= WRITTEN EXERCISE =
Omit the pictures and print exactly the lines of the listing below, starting at the first and ending at the line containing "import plotly.graph_objects as go".
******************************
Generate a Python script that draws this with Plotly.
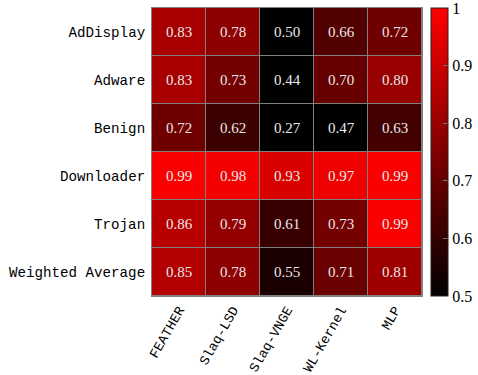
import plotly.graph_objects as go

# Per-class scores of each method
methods = ["FEATHER", "Slaq-LSD", "Slaq-VNGE", "WL-Kernel", "MLP"]
classes = ["AdDisplay", "Adware", "Benign", "Downloader", "Trojan", "Weighted Average"]
scores_addisplay = [0.83, 0.78, 0.50, 0.66, 0.72]
scores_adware = [0.83, 0.73, 0.44, 0.70, 0.80]
scores_benign = [0.72, 0.62, 0.27, 0.47, 0.63]
scores_downloader = [0.99, 0.98, 0.93, 0.97, 0.99]
scores_trojan = [0.86, 0.79, 0.61, 0.73, 0.99]
scores_weighted = [0.85, 0.78, 0.55, 0.71, 0.81]
cbar_ticks = [0.5, 0.6, 0.7, 0.8, 0.9, 0.9999]
cbar_labels = ["0.5", "0.6", "0.7", "0.8", "0.9", "1"]

z = [scores_addisplay, scores_adware, scores_benign,
     scores_downloader, scores_trojan, scores_weighted]

mono = "Liberation Mono"
serif = "Liberation Serif"

# plot area spans 152..478 px horizontally; heatmap gets the left part
area_w = 478 - 152
heat_right = 422 - 152
cbar_left = 431 - 152

fig = go.Figure(go.Heatmap(
    z=z, x=methods, y=classes,
    zmin=0.5, zmax=1.0,
    colorscale=[[0, "#000000"], [1, "#ff0000"]],
    xgap=1, ygap=1,
    texttemplate="%{z:.2f}",
    textfont=dict(family=serif, size=15, color="#e8e8e8"),
    colorbar=dict(
        x=cbar_left / area_w, xanchor="left", xpad=0,
        y=0.5, yanchor="middle", len=1.0, lenmode="fraction", ypad=0,
        thickness=17, outlinewidth=1, outlinecolor="#222222",
        tickvals=cbar_ticks, ticktext=cbar_labels,
        ticks="inside", ticklen=5, tickcolor="#777777",
        ticklabeloverflow="allow",
        tickfont=dict(family=serif, size=16, color="#000000"),
    ),
))

fig.update_xaxes(
    domain=[0, heat_right / area_w],
    tickangle=-60, tickfont=dict(family=mono, size=13.5, color="#000000"),
    showline=True, linecolor="#808080", linewidth=1, mirror=True,
    ticks="", showgrid=False,
)
fig.update_yaxes(
    autorange="reversed", tickfont=dict(family=mono, size=14.2, color="#000000"),
    showline=True, linecolor="#808080", linewidth=1, mirror=True,
    ticks="", showgrid=False, ticklabelstandoff=3,
)
fig.update_layout(
    width=478, height=375,
    margin=dict(l=152, r=0, t=8, b=79, autoexpand=False),
    plot_bgcolor="#808080", paper_bgcolor="#ffffff",
)
fig.write_html("out.html")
******************************
= EXERCISE SOLUTION =
Generate a Python script that draws this with Plotly.
import plotly.graph_objects as go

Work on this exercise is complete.